Graphic Arts Media

E-mail and Task Management

Email is so old school – in some respects, anyway. Although it’s been a ubiquitous communication tool in your personal life and at work for a over a decade now, it’s outdated in its ability to help you efficiently keep track of projects and processes which have complex requirements and deliverables. Continue reading to discover some new platforms that will enhance your ability to keep track of action items and improve the overall performance of your project team.
A brief history of email
The concept of email is over fifty years old. It’s pretty rudimentary; it provides the ability to compose, send, and receive bytes of information via a network protocol. Over the years, it evolved from various small-scale proprietary systems over local networks to a universal store-and-forward model where users can send and receive messages anytime, from anywhere, over the Internet.
Over the past two decades, email clients and services, like Outlook, Yahoo!, and Gmail, have refined the way we organize and operate our email accounts. They’ve also integrated features like calendar widgets and contact lists.
Why so old school?
Although it’s a widely used and preferred medium, email can be frustrating. To prove my point, I’ve compiled a list of common complaints, from around my office, and around the web:
Bloated inboxes. By default, emails from every type of sender – be it clients, coworkers, vendors, services, or marketers – arrive in one place. This can cause inbox overcrowding and can be potentially overwhelming when it comes to prioritizing.
Inaccurate subject lines. Email threads on one topic quickly grow to involve sub-topics and tangents. Repliers often forget to update subject lines, or completely wrong subject lines are used based on message content. These mistakes make it difficult to follow-up on specific action items, and potentially cause information to be missed or lost.
Brevity. Emails don’t have structured templates; users are given an open canvas to write as much as they want, in any fashion. Often messages are more drawn out than they need to be, and they usually lack consistency in formatting, making it a pain to visually distinguish important information.
Authentication. There’s a lack of control over whose messages can show up in your email inbox. Anyone can send you an email; there’s no verification process that limits sending from people who know your address.
Attachment restrictions. Most email services have restrictions on how big file attachments can be. Mail clients also behave differently when it comes to previewing and downloading files, leading to inconsistent user experiences.

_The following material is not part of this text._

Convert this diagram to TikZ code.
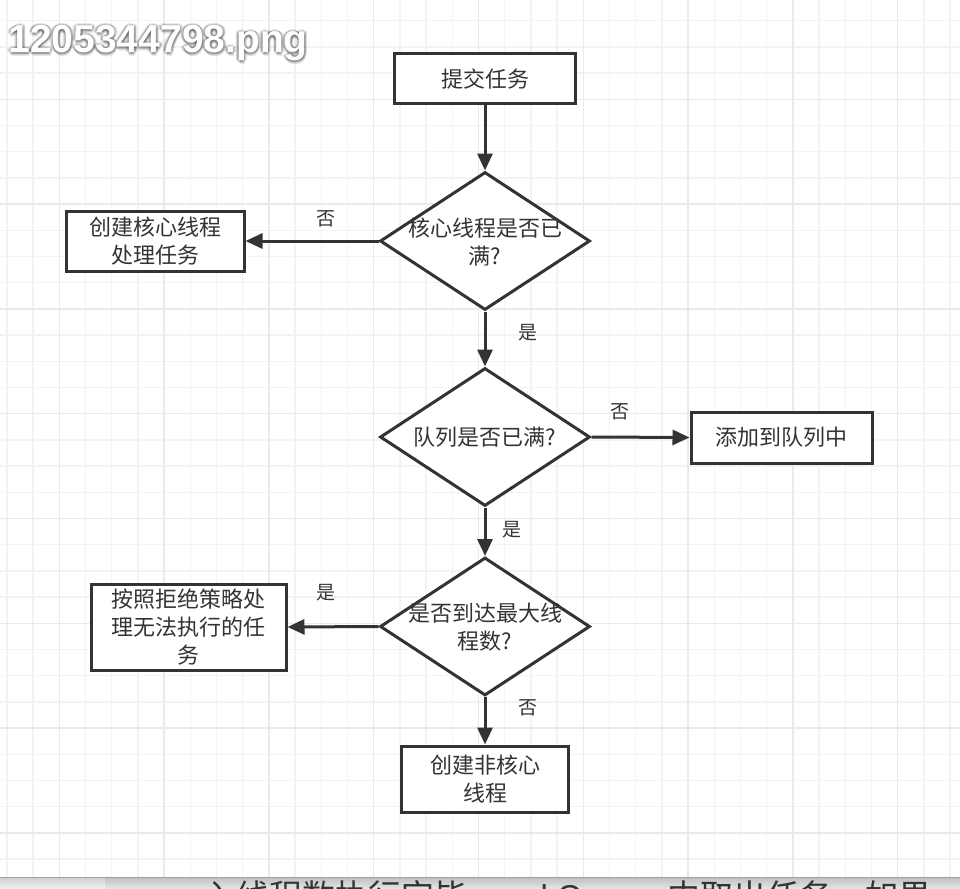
\documentclass[tikz,border=0pt]{standalone}
\usepackage{fontspec}
\newfontfamily\cjk{Noto Sans CJK SC}
\newfontfamily\wm{Liberation Sans Bold}
\newfontfamily\barlatin{Liberation Sans}
\usetikzlibrary{shapes.geometric,arrows.meta}
\definecolor{ink}{HTML}{333333}
\definecolor{gridminor}{HTML}{F3F3F3}
\definecolor{gridmajor}{HTML}{EAEAEA}
\begin{document}
\begin{tikzpicture}[x=1pt,y=-1pt,
  box/.style={draw=ink, line width=3pt, fill=white, inner sep=0pt, font=\cjk\fontsize{22}{28}\selectfont, text=ink, align=center},
  dia/.style={diamond, draw=ink, line width=3pt, fill=white, inner sep=0pt, aspect=1.5},
  txt/.style={font=\cjk\fontsize{22}{28}\selectfont, text=ink, align=center},
  lbl/.style={font=\cjk\fontsize{19}{19}\selectfont, text=ink},
  arr/.style={draw=ink, line width=3pt, -{Triangle[length=17pt,width=15pt]}},
  wmtext/.style={anchor=base west, font=\wm\fontsize{39}{39}\selectfont},
  bartext/.style={anchor=base west, font=\cjk\fontsize{33}{33}\selectfont, text=ink}]
\useasboundingbox (0,0) rectangle (960,888);
\fill[white] (0,0) rectangle (960,888);
% grid
\foreach \i in {0,...,36} \draw[gridminor, line width=1.5pt] ({6.9+26.2*\i},0) -- ({6.9+26.2*\i},877);
\foreach \j in {0,...,32} \draw[gridminor, line width=1.5pt] (0,{20.7+26.2*\j}) -- (960,{20.7+26.2*\j});
\foreach \i in {0,...,8} \draw[gridmajor, line width=1.5pt] ({59.3+104.8*\i},0) -- ({59.3+104.8*\i},877);
\foreach \j in {0,...,7} \draw[gridmajor, line width=1.5pt] (0,{99.3+104.8*\j}) -- (960,{99.3+104.8*\j});
% watermark
\foreach \dx/\dy in {-2/0,2/0,0/-2,0/2,-1.5/-1.5,1.5/1.5,-1.5/1.5,1.5/-1.5,0/3,1/3.5,-3/0,3/0}
  \node[wmtext, text=black, opacity=0.09] at ({5+\dx},{53+\dy}) {1205344798.png};
\node[wmtext, text=white] (wm) at (5,53) {1205344798.png};
% shapes
\node[box, minimum width=181pt, minimum height=50pt] (b1) at (485,79) {提交任务};
\node[dia, minimum width=210pt, minimum height=138pt] (d1) at (485,241) {};
\node[txt] (t1) at (485,242) {核心线程是否已\\满?};
\node[box, minimum width=178pt, minimum height=60pt] (bl) at (155,241) {创建核心线程\\处理任务};
\node[dia, minimum width=210pt, minimum height=138pt] (d2) at (485,437) {};
\node[txt] (t2) at (485,437) {队列是否已满?};
\node[box, minimum width=181pt, minimum height=51pt] (bq) at (781.5,437.5) {添加到队列中};
\node[dia, minimum width=210pt, minimum height=138pt] (d3) at (485,626.5) {};
\node[txt] (t3) at (485,627) {是否到达最大线\\程数?};
\node[box, minimum width=195pt, minimum height=86pt] (br) at (188.5,627) {按照拒绝策略处\\理无法执行的任\\务};
\node[box, minimum width=167pt, minimum height=66pt] (bn) at (485,779) {创建非核心\\线程};
% connectors
\draw[arr] (b1.south) -- (d1.north);
\draw[arr] (d1.south) -- (d2.north);
\draw[arr] (d2.south) -- (d3.north);
\draw[arr] (d3.south) -- (bn.north);
\draw[arr] (d1.west) -- (bl.east);
\draw[arr] (d2.east) -- (bq.west);
\draw[arr] (d3.west) -- (br.east);
% labels
\node[lbl] (l1) at (326,219) {否};
\node[lbl] (l2) at (528,333) {是};
\node[lbl] (l3) at (620,412) {否};
\node[lbl] (l4) at (512,530) {是};
\node[lbl] (l5) at (326,593) {是};
\node[lbl] (l6) at (528,708) {否};
% bottom cut-off strip
\shade[top color=gray!50, bottom color=gray!22] (0,877) rectangle (960,888);
\shade[top color=gray!35, bottom color=gray!12] (0,878) rectangle (105,888);
\draw[gray!75, line width=1pt] (0,877.5) -- (960,877.5);
\begin{scope}
\clip (0,878) rectangle (960,888);
\node[bartext] (bt1) at (200,908) {入线程数执行完毕};
\node[bartext, font=\barlatin\fontsize{33}{33}\selectfont] (bt2) at (484,908) {workQueue};
\node[bartext] (bt3) at (664,908) {中取出任务，如果};
\end{scope}
\end{tikzpicture}
\end{document}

With all of these issues identified, I find it difficult to understand why email is still so ubiquitous. But that’s me; I’m a tech savvy early adopter.
In hindsight, I realize it’s difficult to innovate when there is no one global body in charge of ‘email development’, and when services need to be backward-compatible with so many platforms. This is where online project management apps come in.
How to better track action items
Action items are the lifeblood of any project or process. Without them, nothing would ever be accomplished. Progress tracking, deadline reminders, automatically generated calendars, version control, task assignment, task aggregation, and a host of other action-item-related features are available in a number of online apps. Below, I explore two online services that are currently in-use at my office, and are increasingly being adopted across the greater business community. Both are robust, customizable, and come optimized for desktop and mobile use.
Trello (https://trello.com) offers a clean and easy way to define tasks, share and assign, and track progress. It uses the notion of boards, columns and cards – boards to define projects or processes, columns to define task states (e.g. backlog, in-progress, complete), and cards to define individual tasks. Cards can be assigned to users and then easily dragged across columns as their statuses change. It’s great for both business and personal use. And best of all, it’s free!
JIRA (https://www.atlassian.com/software/jira) is the quintessential service for complex technical projects and product development. It’s used extensively in the software and app development industry. Meant for a more advanced user base, it allows teams to work in an agile project environment, as opposed to traditional waterfall. It gives managers tools like dashboards and priority settings so they can better evaluate, plan, and prioritize fixes and features.
In my experience, the challenge with rolling out new tools like these isn’t so much learning how to use them, but the eagerness to adopt. It’s always difficult to get team members to start a new process. To overcome this, leaders need to drive the change by being champions of the new service and repeatedly expressing its advantages.